Justin Kownacki · April 30, 2010 at 3:23 pm

Thanks. We all need a reason to plunk away at our keyboards; I’m justrntrying to clarify mine, for my own sanity.

AJinNashville · April 30, 2010 at 3:14 pm

I was gonna make a comment here but decided to email you instead. Very nice piece; and an even better statement about how you perceive yourself as a writer. :)

AJinNashville · April 30, 2010 at 8:14 am

I was gonna make a comment here but decided to email you instead. Very nice piece; and an even better statement about how you perceive yourself as a writer. :)

    Justin Kownacki · April 30, 2010 at 8:23 am

    Thanks. We all need a reason to plunk away at our keyboards; I'm just
    trying to clarify mine, for my own sanity.

BRIAN TANNEBAUM · April 19, 2010 at 2:01 pm

This is like when Jerry Maguire wrote his mission statement and went into the lobby of the hotel and someone screamed “finally, someone said it.” I have two blogs and feel the pressure to blog daily, but I do notice it doesn't make a difference. When I write something interesting – people take interest. Sometimes I sit there in the morning and think “I've got to write something.” And I really don't.

Christian Russell · April 19, 2010 at 1:58 pm

There is more and more talk lately about the value of focusing on quality over quantity. I dig it.
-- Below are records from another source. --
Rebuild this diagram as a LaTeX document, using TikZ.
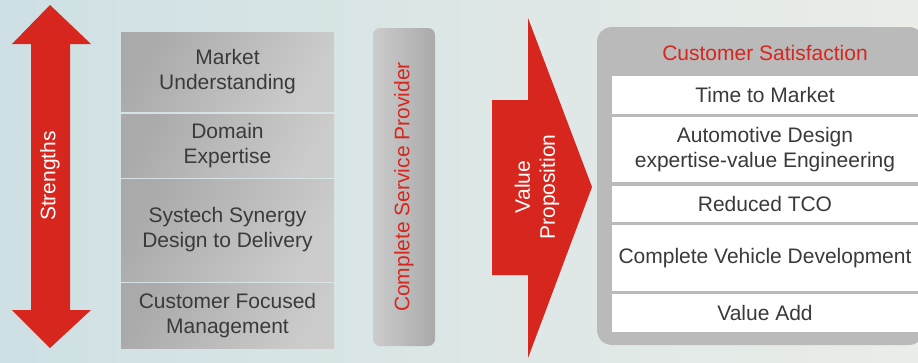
\documentclass[tikz,border=0pt]{standalone}
\usepackage{fontspec}
\setmainfont{Liberation Sans}
\pgfdeclarelayer{bglayer}
\pgfsetlayers{bglayer,main}
\definecolor{vpred}{RGB}{215,38,30}
\definecolor{vptext}{RGB}{58,58,58}
\definecolor{boxdark}{RGB}{170,170,170}
\definecolor{boxlight}{RGB}{204,204,204}
\definecolor{framegray}{RGB}{186,186,186}
\definecolor{bgleft}{RGB}{206,224,228}
\definecolor{bgright}{RGB}{234,237,232}
\tikzstyle{label}=[font=\fontsize{21}{25}\selectfont, align=center, inner sep=0pt]
\tikzstyle{strength}=[label, text=vptext, minimum width=213pt, left color=boxdark, right color=boxlight, shading angle=60]
\tikzstyle{benefit}=[label, text=vptext, fill=white, minimum width=306pt]
\tikzstyle{redfill}=[fill=vpred]

\begin{document}
\begin{tikzpicture}[x=1pt, y=-1pt]
				\useasboundingbox (0, 0) rectangle (918, 362);
				\begin{pgfonlayer}{bglayer}
					\shade [left color=bgleft, right color=bgright] (0, 0) rectangle (918, 362);
				\end{pgfonlayer}
				% strengths arrow
				\fill [style=redfill] (50, 5) -- (91, 44) -- (70, 44) -- (70, 310) -- (91, 310) -- (50, 348) -- (12, 310) -- (31, 310) -- (31, 44) -- (12, 44) -- cycle;
				\node [style=label, text=white, rotate=90] (strengths) at (50, 176) {Strengths};
				% strength boxes
				\node [style=strength, minimum height=79pt] (market) at (227.5, 71.5) {Market\\Understanding};
				\node [style=strength, minimum height=63pt] (domain) at (227.5, 145.5) {Domain\\Expertise};
				\node [style=strength, minimum height=102pt] (synergy) at (227.5, 230) {Systech Synergy\\Design to Delivery};
				\node [style=strength, minimum height=65pt] (focus) at (227.5, 315.5) {Customer Focused\\Management};
				% provider
				\node [style=label, rotate=90, text=vpred, minimum width=318pt, minimum height=62pt, rounded corners=7pt, top color=boxlight, bottom color=boxdark, shading angle=90] (provider) at (404, 187) {Complete Service Provider};
				% value arrow
				\fill [style=redfill] (492, 100) -- (528, 100) -- (528, 18) -- (592, 187) -- (528, 358) -- (528, 275) -- (492, 275) -- cycle;
				\node [style=label, text=white, rotate=90] (value) at (537, 187) {Value\\Proposition};
				% customer satisfaction
				\fill [framegray, rounded corners=15pt] (597, 27) rectangle (924, 345);
				\node [style=label, text=vpred] (satisfaction) at (765, 53) {Customer Satisfaction};
				\node [style=benefit, minimum height=38pt] (time) at (765, 95) {Time to Market};
				\node [style=benefit, minimum height=65pt] (design) at (765, 149.5) {Automotive Design\\expertise-value Engineering};
				\node [style=benefit, minimum height=36pt] (tco) at (765, 204) {Reduced TCO};
				\node [style=benefit, minimum height=66pt] (vehicle) at (765, 258) {Complete Vehicle Development};
				\node [style=benefit, minimum height=38pt] (add) at (765, 313) {Value Add};
			\end{tikzpicture}
\end{document}
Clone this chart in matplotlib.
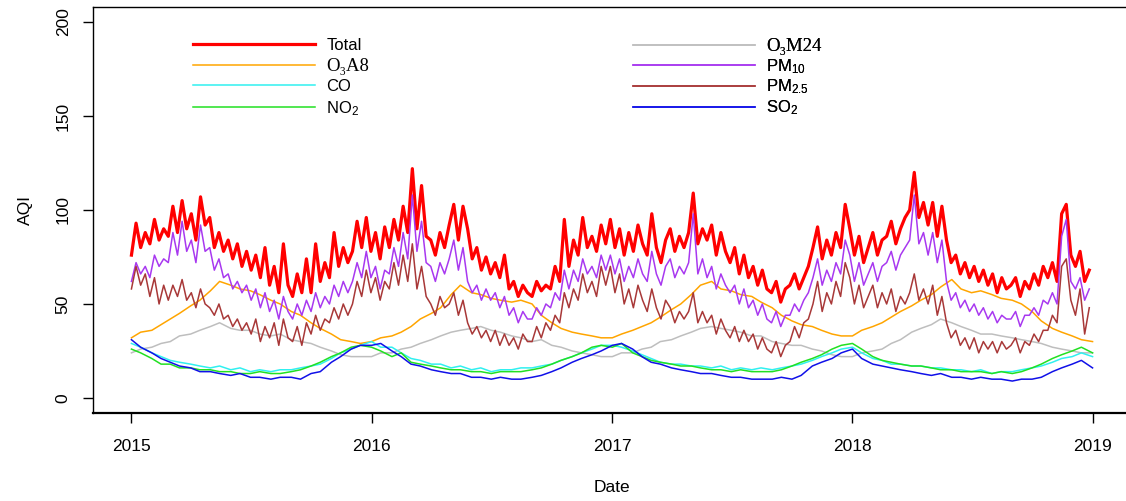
import matplotlib
matplotlib.use('agg')
import matplotlib.pyplot as plt
import matplotlib.dates as mdates
import numpy as np
import pandas as pd

plt.rcParams['font.family'] = ['Liberation Sans', 'DejaVu Sans']
plt.rcParams['mathtext.fontset'] = 'custom'
plt.rcParams['mathtext.rm'] = 'Liberation Sans'
plt.rcParams['mathtext.it'] = 'Liberation Sans:italic'
plt.rcParams['mathtext.bf'] = 'Liberation Sans:bold'

# valeurs hebdomadaires, 2015 -> fin 2018
total = [
    76, 93, 80, 88, 82, 95, 84, 90, 86, 102, 88, 105, 90, 98, 84, 107, 92, 96, 80, 88, 78,
    84, 74, 82, 70, 78, 68, 76, 64, 80, 60, 70, 56, 82, 60, 54, 66, 56, 74, 56, 82, 62, 72,
    64, 88, 70, 80, 72, 78, 94, 80, 96,
    78, 88, 74, 91, 80, 95, 84, 102, 88, 122, 90, 113, 86, 84, 76, 88, 80, 92, 103, 84, 102,
    90, 74, 80, 68, 75, 66, 72, 64, 76, 58, 62, 54, 60, 56, 54, 62, 57, 60, 58, 70, 62, 95,
    70, 84, 76, 96, 80, 86, 78, 92, 82,
    95, 80, 90, 76, 88, 78, 92, 82, 76, 98, 80, 72, 84, 90, 78, 86, 80, 88, 109, 82, 90,
    84, 92, 76, 88, 78, 72, 80, 66, 76, 64, 70, 60, 68, 58, 56, 62, 51, 58, 60, 66, 58, 64,
    70, 80, 91, 74, 84, 76, 88, 80, 103,
    90, 76, 86, 72, 80, 88, 76, 84, 86, 94, 82, 90, 96, 100, 120, 96, 104, 92, 104, 86, 102,
    84, 72, 76, 66, 72, 64, 70, 62, 68, 60, 66, 56, 64, 58, 60, 64, 54, 62, 58, 66, 60, 70,
    64, 72, 62, 98, 103, 76, 70, 78, 62,
    68]
pm10 = [
    62, 72, 66, 70, 64, 76, 70, 74, 72, 88, 76, 94, 78, 84, 72, 92, 78, 80, 68, 74, 64,
    66, 58, 62, 56, 60, 52, 58, 48, 56, 46, 52, 42, 54, 46, 42, 50, 44, 52, 46, 56, 48, 54,
    50, 60, 54, 62, 56, 62, 72, 64, 78,
    64, 70, 58, 68, 66, 80, 70, 88, 74, 108, 78, 94, 72, 70, 62, 72, 66, 74, 84, 68, 80,
    62, 56, 60, 52, 58, 52, 56, 48, 54, 44, 48, 40, 46, 42, 42, 48, 44, 50, 48, 56, 52, 68,
    58, 68, 62, 74, 66, 70, 64, 76, 68,
    76, 66, 74, 62, 70, 64, 74, 66, 62, 78, 66, 60, 70, 74, 64, 70, 66, 72, 98, 66, 74,
    64, 70, 58, 66, 60, 56, 60, 50, 58, 48, 52, 44, 50, 42, 40, 46, 38, 44, 44, 50, 46, 52,
    56, 64, 74, 60, 68, 62, 72, 66, 84,
    76, 62, 72, 60, 66, 72, 62, 70, 72, 78, 68, 76, 80, 84, 108, 82, 88, 76, 88, 72, 84,
    62, 52, 56, 48, 52, 46, 50, 44, 48, 42, 46, 40, 44, 42, 42, 46, 38, 44, 44, 48, 44, 52,
    50, 56, 50, 86, 95, 62, 58, 64, 52,
    58]
pm25 = [
    58, 70, 60, 66, 54, 64, 50, 60, 52, 60, 54, 63, 52, 56, 48, 58, 50, 48, 44, 50, 42,
    44, 38, 42, 36, 40, 34, 42, 30, 38, 32, 40, 28, 42, 32, 30, 38, 28, 40, 34, 44, 36, 42,
    40, 48, 42, 50, 44, 50, 62, 54, 68,
    56, 64, 52, 62, 58, 72, 60, 76, 62, 82, 58, 70, 54, 50, 44, 54, 48, 50, 56, 44, 52,
    40, 34, 38, 32, 36, 30, 36, 28, 34, 28, 32, 26, 34, 30, 30, 38, 32, 40, 36, 44, 40, 56,
    48, 58, 52, 66, 56, 62, 54, 70, 60,
    70, 56, 66, 50, 58, 48, 60, 52, 46, 58, 48, 42, 52, 48, 40, 46, 42, 46, 56, 40, 46,
    40, 44, 34, 42, 36, 32, 38, 30, 36, 30, 34, 26, 32, 26, 24, 30, 22, 28, 30, 38, 32, 40,
    42, 50, 62, 46, 56, 50, 62, 54, 72,
    64, 50, 60, 48, 54, 60, 48, 56, 50, 58, 46, 54, 50, 56, 66, 52, 58, 50, 60, 44, 54,
    40, 32, 36, 28, 32, 26, 32, 24, 30, 26, 30, 24, 30, 26, 28, 32, 24, 30, 28, 34, 30, 36,
    36, 44, 40, 70, 74, 52, 44, 58, 34,
    48]

# valeurs bimensuelles (1er et 15 du mois) pour les courbes plus lisses
o3a8 = [32, 35, 36, 39, 42, 45, 49, 52, 57, 62, 60, 58, 57, 55, 52, 50, 46, 44, 40, 37, 34, 31, 30, 29,
        30, 32, 33, 35, 38, 42, 45, 48, 55, 60, 56, 55, 53, 52, 51, 52, 50, 44, 40, 37, 35, 34, 33, 32,
        32, 34, 36, 38, 40, 43, 47, 50, 55, 60, 62, 58, 57, 55, 54, 51, 48, 44, 41, 39, 38, 36, 34, 33,
        33, 36, 38, 40, 43, 46, 49, 52, 55, 59, 63, 58, 56, 57, 55, 53, 52, 50, 46, 41, 37, 35, 33, 31,
        30]
o3m24 = [24, 26, 27, 29, 30, 33, 34, 36, 38, 40, 37, 36, 36, 34, 33, 34, 31, 30, 29, 27, 25, 23, 22, 22,
         22, 24, 24, 26, 27, 29, 31, 33, 35, 36, 37, 38, 36, 35, 33, 32, 30, 31, 28, 27, 25, 24, 23, 22,
         22, 24, 24, 26, 27, 30, 31, 33, 35, 37, 38, 37, 36, 35, 33, 33, 30, 29, 28, 28, 26, 25, 23, 22,
         22, 24, 25, 26, 29, 31, 35, 37, 39, 42, 40, 38, 36, 34, 34, 33, 32, 31, 30, 29, 27, 26, 25, 24,
         24]
co = [29, 27, 24, 22, 20, 19, 18, 17, 16, 17, 15, 16, 14, 15, 14, 15, 15, 16, 17, 18, 21, 24, 26, 28,
      30, 27, 27, 24, 21, 20, 18, 18, 16, 17, 15, 16, 14, 15, 15, 16, 16, 17, 18, 20, 22, 24, 26, 28,
      28, 27, 25, 23, 21, 19, 18, 18, 17, 17, 16, 17, 15, 16, 15, 16, 15, 16, 17, 18, 20, 22, 24, 26,
      27, 24, 21, 20, 18, 18, 17, 17, 16, 16, 15, 15, 14, 15, 13, 14, 14, 15, 16, 17, 19, 21, 22, 24,
      22]
no2 = [26, 24, 21, 18, 18, 16, 16, 15, 15, 14, 14, 13, 13, 14, 13, 13, 14, 15, 17, 19, 22, 24, 27, 28,
       27, 25, 22, 24, 19, 18, 17, 16, 15, 15, 14, 14, 13, 14, 14, 14, 15, 16, 18, 20, 22, 24, 27, 28,
       27, 29, 24, 22, 20, 19, 18, 17, 17, 16, 15, 15, 14, 15, 14, 14, 14, 15, 17, 19, 21, 23, 26, 28,
       29, 26, 22, 20, 19, 18, 17, 17, 16, 15, 15, 14, 14, 14, 13, 14, 13, 14, 16, 18, 21, 23, 25, 27,
       24]
so2 = [31, 27, 24, 21, 19, 17, 16, 14, 14, 13, 12, 13, 11, 11, 10, 11, 11, 10, 13, 14, 19, 22, 26, 28,
       28, 29, 25, 22, 18, 17, 15, 14, 13, 13, 11, 11, 10, 11, 10, 10, 11, 12, 14, 16, 19, 21, 23, 25,
       28, 29, 26, 22, 19, 18, 16, 15, 14, 13, 13, 12, 11, 11, 10, 10, 10, 11, 10, 12, 17, 19, 21, 24,
       26, 21, 18, 17, 16, 15, 14, 13, 12, 13, 11, 11, 10, 11, 10, 10, 9, 10, 10, 11, 14, 16, 18, 20,
       16]

jours = pd.date_range('2015-01-01', periods=len(total), freq='7D')
demi = pd.date_range('2015-01-01', periods=len(o3a8), freq='SMS')
annees = ['2015', '2016', '2017', '2018', '2019']

fig = plt.figure(figsize=(11.26, 5.01), dpi=100)
ax = fig.add_axes([93/1126, 88/501, 1038/1126, 406/501])

series = [
    (jours, total, 'Total', 'red', 2.3),
    (demi, o3a8, 'O₃A8', 'orange', 1.1),
    (demi, o3m24, 'O₃M24', '#bebebe', 1.1),
    (demi, co, 'CO', '#30f0f0', 1.1),
    (demi, no2, 'NO$_2$', '#22e022', 1.1),
    (jours, pm10, 'PM$_{10}$', '#a838f0', 1.1),
    (jours, pm25, 'PM$_{2.5}$', '#a83838', 1.1),
    (demi, so2, 'SO$_2$', '#1010e8', 1.1),
]
lignes = {}
for x, y, nom, c, lw in series:
    l, = ax.plot(x, y, color=c, lw=lw)
    lignes[nom] = l

# limites a la R (4% de marge)
d0 = mdates.date2num(pd.Timestamp('2015-01-01'))
d1 = mdates.date2num(pd.Timestamp('2019-01-01'))
m = 0.04 * (d1 - d0)
ax.set_xlim(d0 - m, d1 + m)
ax.set_ylim(-8, 208)

ax.set_xticks([mdates.date2num(pd.Timestamp(a + '-01-01')) for a in annees])
ax.set_xticklabels(annees)
ax.set_yticks([0, 50, 100, 150, 200])
ax.set_yticklabels(['0', '50', '100', '150', '200'], rotation=90, va='center')
ax.tick_params(axis='both', length=7, width=1, labelsize=12.5)
ax.tick_params(axis='y', pad=9)
ax.tick_params(axis='x', pad=12)
for s in ax.spines.values():
    s.set_linewidth(1.0)
ax.spines['bottom'].set_linewidth(1.6)

fig.text(25/1126, 1 - 210/501, 'AQI', rotation=90, ha='center', va='center', fontsize=12.5)
fig.text(612/1126, 1 - 487/501, 'Date', ha='center', va='center', fontsize=12.5)

# legende en deux colonnes sans cadre
gauche = ['Total', 'O₃A8', 'CO', 'NO$_2$']
droite = ['O₃M24', 'PM$_{10}$', 'PM$_{2.5}$', 'SO$_2$']
for noms, x0, esp in [(gauche, (193-93)/1038, 0.28), (droite, (633-93)/1038, 0.12)]:
    leg = ax.legend([lignes[n] for n in noms], noms, loc='upper left',
                    bbox_to_anchor=(x0, 1 - (38-7)/406), frameon=False,
                    fontsize=12, handlelength=7.3, handletextpad=0.7,
                    labelspacing=esp, borderpad=0, borderaxespad=0)
    for t in leg.get_texts():
        if 'O₃' in t.get_text():
            t.set_fontfamily(['Liberation Serif', 'DejaVu Serif'])
            t.set_fontsize(13.5)
    ax.add_artist(leg)

fig.savefig('out.png', dpi=100)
Daily blogging is cool, but it's easy to be fooled into thinking it's what you HAVE to do. All you have to do is look around…successful blogs range greatly. Some post 20 times daily, some post once a month. And of course, everything in between.

christina_brown · April 19, 2010 at 1:33 pm

Justin, OMG. Last night, I attended a #blogchat (you should check it out) session on Twitter and the topic was how to crave out your blogging schedule. Since the summer is now approaching, I want to spend less time blogging and more time enjoying the little things in life. That is why I decided to shorten my blog posts to 3 per week. I do not want to blog unnecessary fluff.

I want to write meaningful and engaging blog posts so writing less blog posts is a step in the right direction. Thank god you wrote this during my little experiment. I am glad other bloggers think the same way. Writing all week can get boring and troublesome because you forget that sometimes quality counts more than quantity.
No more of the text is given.